Who then shall stir in the darkness,

prepare for the joy in the winter night?

Mortal in darkness we lie down, blindhearted seeing no light.

On the second Sunday of Advent, we heard from the Gospel of Luke a kind of answer to this question. Quoting Isaiah, the Gospel begins to suggest that the crying at Jordan can summon us to preparing the way of the Lord, to making “his paths straight” so that “all flesh shall see the salvation of God.” The answer to the hymn is that, with God’s grace, we must “stir in the darkness.” We must “prepare for joy in the winter light.”

Just last week, on the third Sunday of Advent, we heard John’s message directly. His “crying at Jordan” unsettles those who have come out to the desert to hear him, and prompts them to ask the critical question, “What then should we do?” When the practical moral advice he offers them makes them wonder whether he might be the Messiah, he points beyond himself. "I baptize you with water; but one who is more powerful than I is coming; I am not worthy to untie the thong of his sandals. He will baptize you with the Holy Spirit and fire.”

Those at the Jordan listening to John and being baptized by him receive grace in many dimensions. In that thin place, they are brought to an awareness of their sins, they become aware of the possibility and importance of repentance, and they are given the hope of a baptism that will be utterly transformative. In the third stanza of our hymn, we pray ourselves for such grace. Please sing it with me.

Lord, give us grace to awake us,

to see the branch that begins to bloom;

in great humility is hid all heaven in a little room.

Our hymn texr writer, Carol Christopher Drake, may have in mind the poet John Donne’s description of the Incarnation in his poem, “Nativity,” where he praises Mary with these words, “Immensity cloistered in thy dear womb.” And that powerful image brings us to this Fourth Sunday of Advent, as the Gospel of Luke describes Mary’s visit to Elizabeth. Both women are pregnant, Elizabeth with John the Baptist, Mary with Jesus. And when Mary enters, Elizabeth’s child leaps within her, and Elizabeth greets Mary with words faithful Christians have prayed ever since: “Blessed art thou among women, and blessed is the fruit of thy womb, Jesus.”

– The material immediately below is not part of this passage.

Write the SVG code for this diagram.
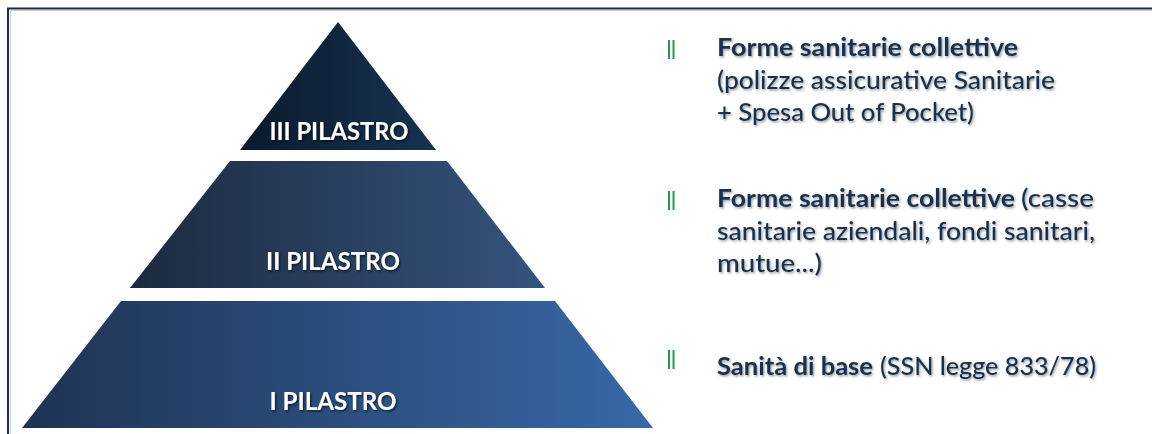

We too turn our attention on this day to the birth we have been anticipating. We prepare for the mass of Christ, for Christ-mas. With all that we have heard and reflected on during this Advent, we understand more fully the joy of celebrating Jesus’ birth, but we understand also the challenge of responding to it. Again, our hymn captures this balance in economical, highly charged language. Please sing with me the final verse.

Now comes the day of salvation,

in joy and terror the Word is born!

God gives himself into our lives; O let salvation dawn!

We are asked by Advent to take seriously the signs of our own times, to reflect on the inevitability that we will be judged, to identify with those who trekked out to the Jordan when they heard of someone preaching repentance, and to sense in the meeting of Mary and Elizabeth the potential that became reality in Bethlehem and that must become reality for us. As we take seriously the promise of judgment, as we recognize ourselves in those worried pilgrims seeking John the Baptist, as we say the prayer that Elizabeth said, we move beyond the charm and nostalgia of this season, the Hallmark™ side of Christmas, to its importance for our lives, its summons to our sense of priorities, its threat to our complacency. And we move towards the thin place of Christmas Eve, when we will kneel in the darkness in this church, singing a lovely German hymn, Stille Nacht, and sense beyond all the distractions of the season its reason for being, its powerful reality, Emmanuel, God with us.